On August 20, 1982, appellants James Chilicky, Spencer Harris, and Doris Adelerte, together with seven other similarly situated persons, filed suit against Richard Schweiker, then HHS Secretary, John Svahn, Social Security Commissioner, and William R. Sims, Arizona Director of Disability Determinations.1 The complaint asserted that the appellees ordered, sanctioned, or implemented numerous practices, in violation of federal law and the Fifth Amendment, in administering the CDR process, which culminated in the termination of appellants' benefits. The appellants alleged, inter alia, that the appellees: (1) improperly accelerated the starting date of the CDR process from the statutory effective date of January 1982 to the earlier date of March 1, 1981; (2) illegally nonacquiesced in the law of this circuit; (3) failed to apply any uniform written standards in implementing the CDR process; (4) failed to render decisions consistent with allegedly dispositive evidence; and (5) used an impermissible "quota system" under which state agencies were required to terminate a certain number of recipients.2 On November 15, 1982, prior to submission of an answer, appellees filed a motion to dismiss under Fed.R.Civ.P. 12(b)(6), asserting, inter alia, a lack of both subject matter jurisdiction and personal jurisdiction for insufficiency of service of process.

On July 15, 1983, the district court stayed the proceedings pending disposition of Lopez v. Heckler. See Lopez v. Heckler, 725 F.2d 1489, 1493-96 (9th Cir.1984) (detailing procedural history), vacated and remanded, --- U.S. ----, 105 S.Ct. 583, 83 L.Ed.2d 694 (1984). The district court vacated the stay on April 6, 1984.

Because of the Lopez decision and actions taken by HHS prior to, and as a result of, the 1984 Disability Benefits Reform Act, appellants withdrew their requests for class certification and for declaratory and injunctive relief. Thus, the only claim remaining was their claim for money damages against appellees in their individual capacities for due process violations in implementing the CDR process. Appellants' surviving claim is predicated on the constitutional tort theory of Bivens v. Six Unknown Named Agents, 403 U.S. 388, 91 S.Ct. 1999, 29 L.Ed.2d 619 (1971). On October 16, 1984, the district court dismissed the claim, ruling as a matter of law that all appellees were insulated from liability under the doctrine of qualified immunity. The district court found that the acceleration of the CDR process, the problems encountered at the state level, and the standards utilized in the review process, including the purported nonacquiescence policy of the Secretary in decisions of the Ninth Circuit, were not violations of clearly established statutory or constitutional rights of which a reasonable person should have known.

DISCUSSION

A. Jurisdiction

1. Subject Matter

Appellees argue that the district court lacks subject matter jurisdiction of appellants' constitutional tort cause of action. Their argument is predicated on the assumption that appellants' action "arises under" the Social Security Disability Act; thus, appellees contend, section 405(h), 42 U.S.C. Sec. 405(h) (1982), precludes appellants' lawsuit. We disagree.

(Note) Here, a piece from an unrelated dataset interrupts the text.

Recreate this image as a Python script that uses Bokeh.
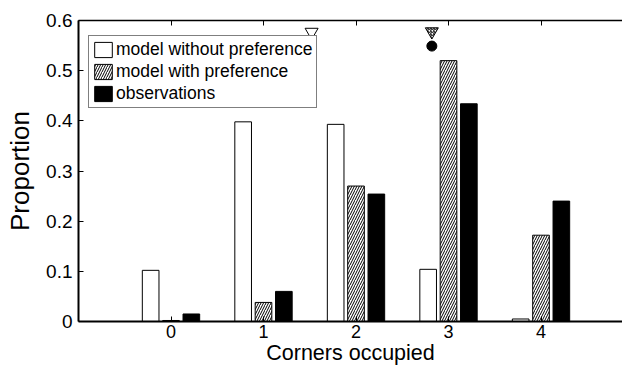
from bokeh.plotting import figure
from bokeh.models import (Range1d, LinearAxis, FixedTicker, Legend, LegendItem,
                          ColumnDataSource)
from bokeh.transform import dodge
from bokeh.embed import file_html
from bokeh.resources import INLINE

# ---- data ----
corners = [0, 1, 2, 3, 4]
tick_labels = ["0", "1", "2", "3", "4"]
model_without_preference = [0.102, 0.398, 0.393, 0.104, 0.005]
model_with_preference = [0.002, 0.038, 0.270, 0.520, 0.172]
observations = [0.015, 0.060, 0.254, 0.434, 0.240]

# mean markers above the bars
mean_without_x = [1.52]
mean_without_y = [0.577]
mean_with_x = [2.82]
mean_with_y = [0.578]
mean_obs_x = [2.82]
mean_obs_y = [0.549]

y_ticks = [0, 0.1, 0.2, 0.3, 0.4, 0.5, 0.6]
y_tick_labels = ["0", "0.1", "0.2", "0.3", "0.4", "0.5", "0.6"]

FONT = "Liberation Sans"

src = ColumnDataSource(dict(corners=corners,
                            without=model_without_preference,
                            withp=model_with_preference,
                            obs=observations))

p = figure(width=622, height=368, output_backend="svg", toolbar_location=None,
           x_range=Range1d(-1, 4.881), y_range=Range1d(0, 0.6),
           min_border_left=78, min_border_right=0, min_border_top=20,
           min_border_bottom=47)
p.outline_line_color = None
p.xgrid.visible = False
p.ygrid.visible = False
p.background_fill_color = "white"

bw = 0.18
r1 = p.vbar(x=dodge("corners", -0.22, range=p.x_range), top="without", width=bw,
            source=src, fill_color="white", line_color="black", line_width=1)
r2 = p.vbar(x=dodge("corners", 0.0, range=p.x_range), top="withp", width=bw,
            source=src, fill_color="white", line_color="black", line_width=1,
            hatch_pattern="/", hatch_color="black", hatch_scale=5, hatch_weight=1)
r3 = p.vbar(x=dodge("corners", 0.22, range=p.x_range), top="obs", width=bw,
            source=src, fill_color="black", line_color="black", line_width=1)

p.scatter(mean_without_x, mean_without_y, marker="inverted_triangle", size=13,
          fill_color="white", line_color="black", line_width=1)
p.scatter(mean_with_x, mean_with_y, marker="inverted_triangle", size=13,
          fill_color="white", line_color="black", line_width=1,
          hatch_pattern="/", hatch_color="black", hatch_scale=3, hatch_weight=1)
p.scatter(mean_obs_x, mean_obs_y, marker="circle", size=10,
          fill_color="black", line_color="black")

# bottom axis
xa = p.xaxis[0]
xa.ticker = FixedTicker(ticks=corners)
xa.major_label_overrides = {c: t for c, t in zip(corners, tick_labels)}
xa.major_tick_in = 5
xa.major_tick_out = 0
xa.minor_tick_in = 0
xa.minor_tick_out = 0
xa.axis_line_width = 2
xa.axis_line_color = "black"
xa.major_tick_line_color = "black"
xa.major_label_standoff = 3
xa.major_label_text_font = FONT
xa.major_label_text_font_size = "18px"
xa.major_label_text_color = "black"
xa.axis_label = "Corners occupied"
xa.axis_label_text_font = FONT
xa.axis_label_text_font_size = "21.5px"
xa.axis_label_text_font_style = "normal"
xa.axis_label_text_color = "black"
xa.axis_label_standoff = 0

# left axis
ya = p.yaxis[0]
ya.ticker = FixedTicker(ticks=y_ticks)
ya.major_label_overrides = {t: l for t, l in zip(y_ticks, y_tick_labels)}
ya.major_tick_in = 5
ya.major_tick_out = 0
ya.minor_tick_in = 0
ya.minor_tick_out = 0
ya.axis_line_width = 2
ya.axis_line_color = "black"
ya.major_label_standoff = 6
ya.major_label_text_font = FONT
ya.major_label_text_font_size = "19px"
ya.major_label_text_color = "black"
ya.axis_label = "Proportion"
ya.axis_label_text_font = FONT
ya.axis_label_text_font_size = "26px"
ya.axis_label_text_font_style = "normal"
ya.axis_label_text_color = "black"
ya.axis_label_standoff = 8

# top axis (box edge with inward ticks, labels not drawn)
top = LinearAxis(ticker=FixedTicker(ticks=corners),
                 major_tick_in=5, major_tick_out=0, minor_tick_in=0, minor_tick_out=0,
                 axis_line_width=1.5, major_label_standoff=0, axis_line_color="black",
                 major_tick_line_color="black",
                 major_label_text_font_size="8px", major_label_text_color=None)
p.add_layout(top, "above")

legend = Legend(items=[LegendItem(label="model without preference", renderers=[r1]),
                       LegendItem(label="model with preference", renderers=[r2]),
                       LegendItem(label="observations", renderers=[r3])],
                location=(10, 213), glyph_width=22, glyph_height=19, label_height=19,
                label_standoff=2, spacing=1, padding=3, margin=0,
                border_line_color="black", border_line_width=1.5,
                background_fill_color="white", background_fill_alpha=1,
                label_text_font=FONT, label_text_font_size="17.5px",
                label_text_color="black")
p.add_layout(legend)

open("out.html", "w").write(file_html(p, INLINE))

Section 405(g), 42 U.S.C. Sec. 405(g) (1982) provides that "[a]ny individual, after any final decision of the Secretary made after a hearing to which he was a party ... may obtain a review of such decision by a civil action ... brought in the district court of the United States ...." and that the "court shall have the power to enter, upon the pleadings and transcript of the record, a judgment affirming, modifying, or reversing the decision of the Secretary ...."

Section 405(h) states:

The findings and decision of the Secretary after a hearing shall be binding upon all individuals who were parties to such hearing. No findings of fact or decision of the Secretary shall be reviewed by any person, tribunal, or governmental agency except as herein provided. No action against the United States, the Secretary, or any officer or employee thereof shall be brought under section 1331 or 1346 of Title 28 to recover on any claim arising under [Title II of the Social Security Disability Act].